List each line of the data that holds the string "this".

[Data entries]:
§ §
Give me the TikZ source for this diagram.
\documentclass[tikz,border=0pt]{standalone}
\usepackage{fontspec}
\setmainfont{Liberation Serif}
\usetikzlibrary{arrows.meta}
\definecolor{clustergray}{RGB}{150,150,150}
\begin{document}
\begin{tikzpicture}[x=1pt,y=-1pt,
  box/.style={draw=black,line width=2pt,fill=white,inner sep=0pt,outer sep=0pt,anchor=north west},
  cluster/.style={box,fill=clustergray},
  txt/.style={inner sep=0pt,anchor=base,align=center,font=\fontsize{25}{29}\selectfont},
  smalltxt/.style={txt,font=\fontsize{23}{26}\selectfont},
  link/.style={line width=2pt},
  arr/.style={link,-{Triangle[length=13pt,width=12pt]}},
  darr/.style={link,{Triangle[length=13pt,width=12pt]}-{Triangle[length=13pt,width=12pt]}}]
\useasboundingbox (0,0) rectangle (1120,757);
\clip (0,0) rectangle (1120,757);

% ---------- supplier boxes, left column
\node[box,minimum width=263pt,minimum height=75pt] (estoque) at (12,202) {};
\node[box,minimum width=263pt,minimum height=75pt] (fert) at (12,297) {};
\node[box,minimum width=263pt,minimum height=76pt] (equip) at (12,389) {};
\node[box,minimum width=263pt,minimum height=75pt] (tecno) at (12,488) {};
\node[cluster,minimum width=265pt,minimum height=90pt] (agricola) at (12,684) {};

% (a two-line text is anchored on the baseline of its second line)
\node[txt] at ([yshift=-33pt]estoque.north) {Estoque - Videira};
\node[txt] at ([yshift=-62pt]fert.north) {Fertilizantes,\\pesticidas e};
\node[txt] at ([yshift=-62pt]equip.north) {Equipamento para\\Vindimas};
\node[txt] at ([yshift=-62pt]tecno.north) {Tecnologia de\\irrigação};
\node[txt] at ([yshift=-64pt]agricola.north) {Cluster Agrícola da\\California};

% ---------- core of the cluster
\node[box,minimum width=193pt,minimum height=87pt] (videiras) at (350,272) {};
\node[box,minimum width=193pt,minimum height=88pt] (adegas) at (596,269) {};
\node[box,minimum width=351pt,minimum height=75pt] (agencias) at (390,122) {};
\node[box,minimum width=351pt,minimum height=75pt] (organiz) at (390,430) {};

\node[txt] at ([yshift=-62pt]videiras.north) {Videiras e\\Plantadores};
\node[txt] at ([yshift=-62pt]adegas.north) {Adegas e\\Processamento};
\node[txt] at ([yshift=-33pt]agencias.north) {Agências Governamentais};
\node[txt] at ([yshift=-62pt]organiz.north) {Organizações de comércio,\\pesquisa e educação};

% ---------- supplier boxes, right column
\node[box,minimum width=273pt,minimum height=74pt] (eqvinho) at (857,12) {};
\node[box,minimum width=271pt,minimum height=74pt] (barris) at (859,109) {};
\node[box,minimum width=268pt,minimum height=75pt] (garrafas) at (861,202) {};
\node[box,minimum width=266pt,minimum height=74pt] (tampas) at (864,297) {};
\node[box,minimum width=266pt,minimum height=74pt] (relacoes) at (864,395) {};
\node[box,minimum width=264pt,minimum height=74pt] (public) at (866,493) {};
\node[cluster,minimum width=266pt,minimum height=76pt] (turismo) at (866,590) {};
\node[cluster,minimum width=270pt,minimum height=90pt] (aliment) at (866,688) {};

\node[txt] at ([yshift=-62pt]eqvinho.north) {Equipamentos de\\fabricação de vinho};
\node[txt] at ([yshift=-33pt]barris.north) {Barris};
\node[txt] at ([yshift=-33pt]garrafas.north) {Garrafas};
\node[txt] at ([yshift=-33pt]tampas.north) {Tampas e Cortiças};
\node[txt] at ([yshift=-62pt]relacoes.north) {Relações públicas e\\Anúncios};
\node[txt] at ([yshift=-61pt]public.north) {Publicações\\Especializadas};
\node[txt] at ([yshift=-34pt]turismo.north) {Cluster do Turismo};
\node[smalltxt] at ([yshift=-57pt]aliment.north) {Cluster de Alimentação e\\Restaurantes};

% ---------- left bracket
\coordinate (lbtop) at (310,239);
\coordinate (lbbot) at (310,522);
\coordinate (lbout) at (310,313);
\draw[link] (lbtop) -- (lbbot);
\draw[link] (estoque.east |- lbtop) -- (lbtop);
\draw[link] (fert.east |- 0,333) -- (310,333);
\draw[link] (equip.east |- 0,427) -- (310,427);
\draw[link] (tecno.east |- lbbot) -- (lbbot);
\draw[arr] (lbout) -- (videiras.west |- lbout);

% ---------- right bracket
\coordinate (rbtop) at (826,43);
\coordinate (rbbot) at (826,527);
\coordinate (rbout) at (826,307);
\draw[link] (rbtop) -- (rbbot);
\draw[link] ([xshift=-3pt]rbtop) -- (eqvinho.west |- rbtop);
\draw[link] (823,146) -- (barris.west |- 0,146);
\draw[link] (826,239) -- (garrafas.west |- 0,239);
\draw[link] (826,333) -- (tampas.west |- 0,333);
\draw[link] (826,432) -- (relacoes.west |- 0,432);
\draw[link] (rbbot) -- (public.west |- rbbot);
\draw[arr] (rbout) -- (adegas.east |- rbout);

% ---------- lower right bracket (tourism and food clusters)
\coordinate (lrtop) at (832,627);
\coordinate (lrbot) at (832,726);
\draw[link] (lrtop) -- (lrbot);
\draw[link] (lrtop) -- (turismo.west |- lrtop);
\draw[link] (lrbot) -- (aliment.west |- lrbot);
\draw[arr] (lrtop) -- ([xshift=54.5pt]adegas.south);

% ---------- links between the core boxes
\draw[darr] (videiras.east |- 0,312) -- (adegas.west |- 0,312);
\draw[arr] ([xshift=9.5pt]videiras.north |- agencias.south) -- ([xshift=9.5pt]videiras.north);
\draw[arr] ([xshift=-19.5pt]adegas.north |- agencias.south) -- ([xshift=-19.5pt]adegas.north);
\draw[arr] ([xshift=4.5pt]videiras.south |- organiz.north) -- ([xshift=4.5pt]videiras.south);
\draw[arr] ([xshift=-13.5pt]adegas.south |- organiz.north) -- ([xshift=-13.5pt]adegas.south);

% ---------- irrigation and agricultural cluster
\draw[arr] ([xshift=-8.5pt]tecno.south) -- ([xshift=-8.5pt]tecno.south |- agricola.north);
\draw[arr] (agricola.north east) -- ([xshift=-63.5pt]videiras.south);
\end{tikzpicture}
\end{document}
§ §
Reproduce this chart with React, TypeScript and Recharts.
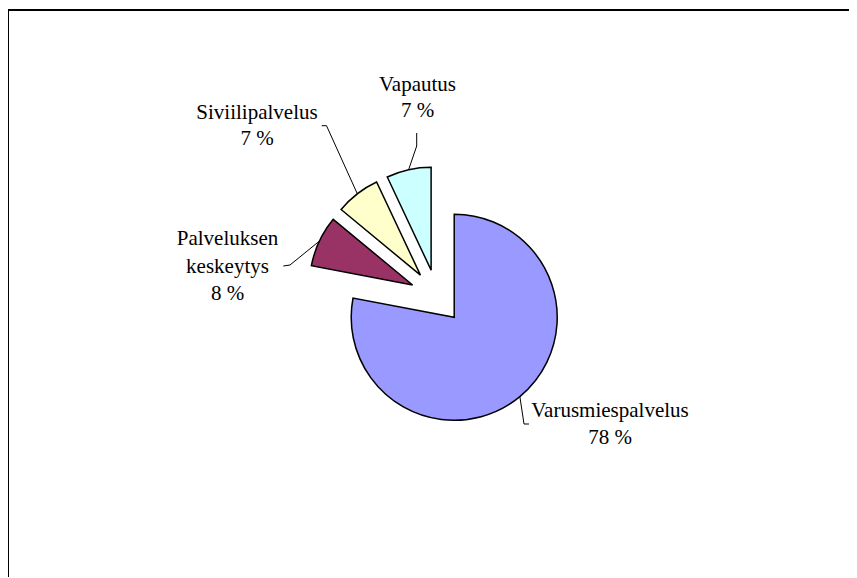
§ §
[Written reply]:
Give me the TikZ source for this diagram.
Reproduce this chart with React, TypeScript and Recharts.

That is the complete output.